Dorothy, as grandmothers are wont to do, dug out the baby photos, and we found a few more when she wasn’t looking. In the early ones, before Cleodhna developed height and stupid glasses, you can’t tell her and Stalsve apart, so I would ask Cleodhna which was which. I am very pleased to say that Cleodhna often wouldn’t know either.

Tuesday 15th 23:01pm

Wonderful mixed metaphor: “Fly with her own two feet”.

Cleodhna’s aunt Pat on how to do research: Don’t set foot in a library, just write to your Congressman saying how much you appreciate his work, and can you have a sample of his stuff on subject X? So he sends his researcher to the Library of Congress, and his researcher sends you stuff, and you’ve got your work done for you.

Thursday 17th 5:20pm

I appear to be doing most of my blogging from airports.

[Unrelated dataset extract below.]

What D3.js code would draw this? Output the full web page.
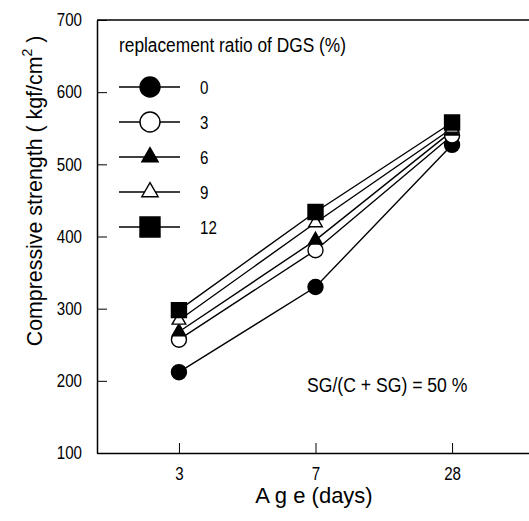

I’m sitting in an airport bar, which has the usual extortionate prices but a not bad draught beer (which I originally wrote as draught bear - must be recollections of PvP). There’s a sign on the wall that says that people must be 21 or over, and that they will card you if necessary.

For some reason, I still feel the need to mentally confirm that I’m over 21.

I suspect this will go away when I turn 30. This may or may not be a comforting thought.